I have a question for you, do you think that libertarians like Ron Paul, Peter Schiff, and Walter Block are correct when they make the assertion that federal reserve inflation is ‘theft’ and ‘counterfeiting’? I’ve been thinking about this lately since listening to your lectures and if they believe that there’s no property right in value then that contradictions the ‘theft’ assertion, and i don’t understand how a firm could counterfeit their own good or service, so what am i misunderstanding? I get that we’re forced to use it but i don’t see how this is theft or counterfeiting…
I’ve also been thinking about that recently! I think that the federal reserve’s “theft” is more analogous to Amazon “stealing Wal-Mart’s business”. I’ve heard a lot of people objecting to the idea of no IP laws and then compare the Federal Reserve’s inflation to the music pirating industries “inflation” of copies of music, and i do think it’s a fair comparison. To call it theft is inaccurate, and if they were consistent then they’d be against any form of competition between businesses because they’re stealing eachothers business (mcdonalds moving next to burger king would produce hamburger inflation!) I hope somebody more qualified than me responds to Daniels post because that’s the main objection i hear from libertarians.
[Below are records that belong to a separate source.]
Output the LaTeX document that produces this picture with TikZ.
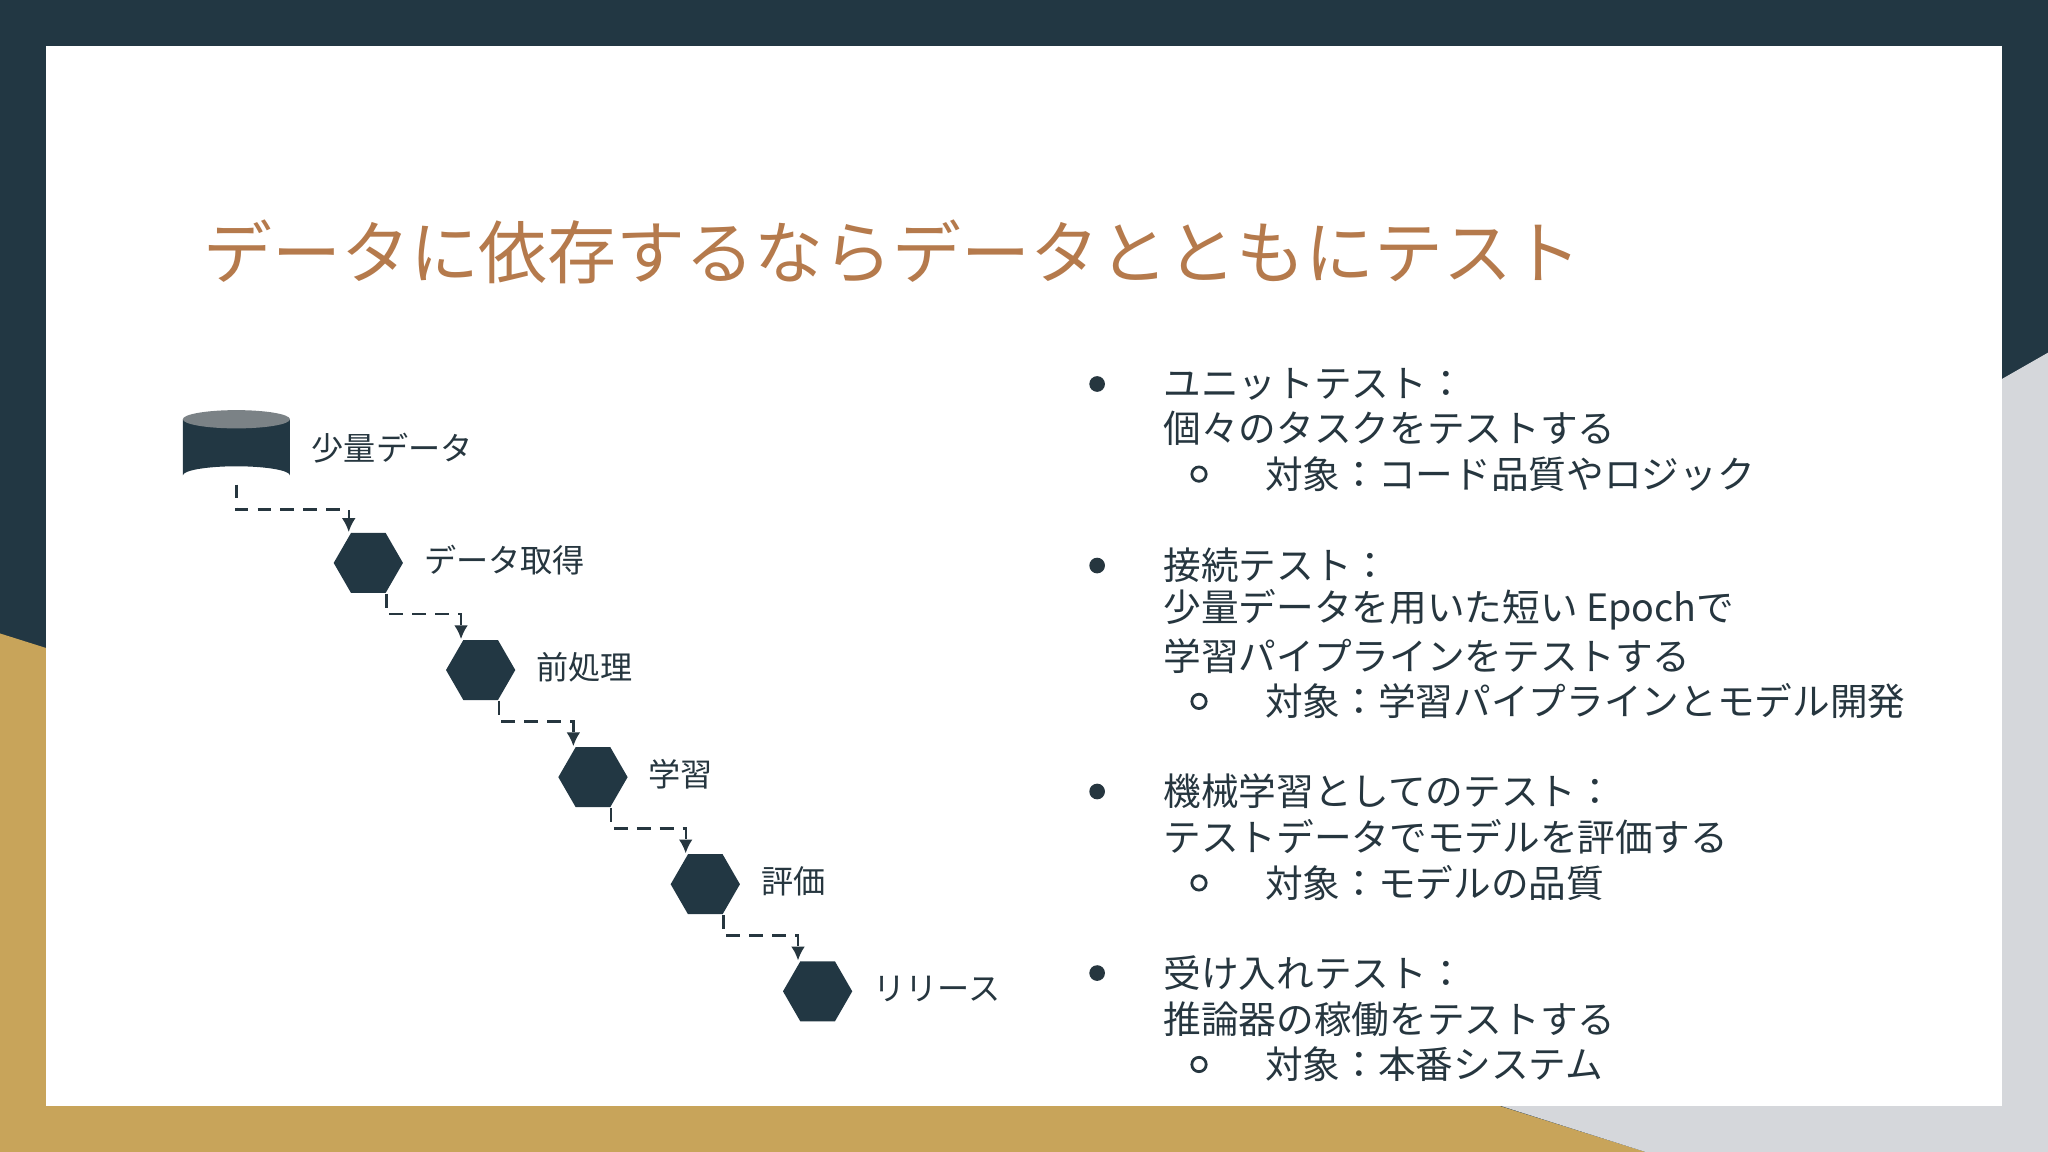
\documentclass[tikz,border=0pt]{standalone}
\usepackage{fontspec}
\setmainfont{Noto Sans CJK JP}
\usetikzlibrary{shapes.geometric,arrows.meta}
\definecolor{navy}{HTML}{223743}
\definecolor{gold}{HTML}{C8A45A}
\definecolor{lgray}{HTML}{D5D7DB}
\definecolor{ttl}{HTML}{B57A4C}
\definecolor{txt}{HTML}{26363F}
\begin{document}
\begin{tikzpicture}[x=0.01cm,y=-0.01cm,
  hexa/.style={regular polygon,regular polygon sides=6,fill=navy,draw=none,minimum size=0.53cm,inner sep=0},
  lbl/.style={anchor=west,text=txt,font=\fontsize{7pt}{8pt}\selectfont,inner sep=0},
  body/.style={anchor=west,text=txt,font=\fontsize{8.2pt}{9pt}\selectfont,inner sep=0},
  conn/.style={draw=txt,densely dashed,line width=0.5pt,-{Latex[length=3pt,width=3pt]}}]
\useasboundingbox (0,0) rectangle (1568,882);
\fill[navy] (0,0) rectangle (1568,882);
\fill[gold] (0,485) -- (1260,882) -- (0,882) -- cycle;
\fill[lgray] (1568,270) -- (1568,882) -- (1260,882) -- (1150,847) -- (1533,290) -- cycle;
\fill[white] (35,35) rectangle (1533,847);
\node[anchor=west,text=ttl,font=\fontsize{15pt}{17pt}\selectfont,inner sep=0] (title) at (155,193) {データに依存するならデータとともにテスト};
% cylinder
\fill[navy] (140,321) -- (140,364) arc[start angle=180,end angle=360,x radius=41,y radius=7] -- (222,321) -- cycle;
\fill[gray!60!navy!80] (181,321) ellipse[x radius=41,y radius=7];
\coordinate (cyl) at (181,371);
\node[lbl] (l0) at (238,343) {少量データ};
\foreach \i/\x/\y/\t in {1/282/431/データ取得,2/368/513/前処理,3/454/595/学習,4/540/677/評価,5/626/759/リリース}{
  \node[hexa] (h\i) at (\x,\y) {};
  \node[lbl] (l\i) at (\x+42,\y-2) {\t};
}
\draw[conn] (cyl) |- (267,390) -- (h1.north -| 267,0);
\foreach \a/\b in {1/2,2/3,3/4,4/5}{
  \draw[conn] ([xshift=0.14cm]h\a.south) |- ([xshift=-0.15cm,yshift=0.19cm]h\b.north) -- ([xshift=-0.15cm]h\b.north);
}
% list
\foreach \y in {294,433,606,745}{\fill[txt] (840,\y) circle (6);}
\foreach \y in {363,537,676,815}{\draw[txt,line width=0.6pt] (918,\y) circle (5.5);}
\node[body] (a1) at (890,294) {ユニットテスト：};
\node[body] (a2) at (890,328) {個々のタスクをテストする};
\node[body] (a3) at (968,363) {対象：コード品質やロジック};
\node[body] (b1) at (890,433) {接続テスト：};
\node[body] (b2) at (890,467) {少量データを用いた短い Epochで};
\node[body] (b3) at (890,502) {学習パイプラインをテストする};
\node[body] (b4) at (968,537) {対象：学習パイプラインとモデル開発};
\node[body] (c1) at (890,606) {機械学習としてのテスト：};
\node[body] (c2) at (890,641) {テストデータでモデルを評価する};
\node[body] (c3) at (968,676) {対象：モデルの品質};
\node[body] (d1) at (890,745) {受け入れテスト：};
\node[body] (d2) at (890,780) {推論器の稼働をテストする};
\node[body] (d3) at (968,815) {対象：本番システム};
\end{tikzpicture}
\end{document}
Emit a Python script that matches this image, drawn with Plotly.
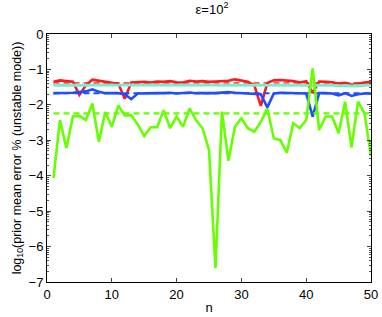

I think fed reserve inflation–creating new dollars–is analogous to counterfeiting, but maybe not exactly the same. It has similar effects. As for theft–there is no property right in value, true. However, when someone commits a tort–they invade your property boundaries; they commit aggression–then this causes damage to the victim, and the victim is entitled to restitution based on the extent of the damage. In the case of the fed, the fed maintains its monopoly on money by means of aggression (the coercive enforcement of legal tender and other laws, for example). So the fedgov is committing aggression by establishing and maintaining the fed; and the price inflation is one type of damage that flows from this. So it’s justified in analogizing it to theft since it is a type of trespass that results in monetary damage to the victims.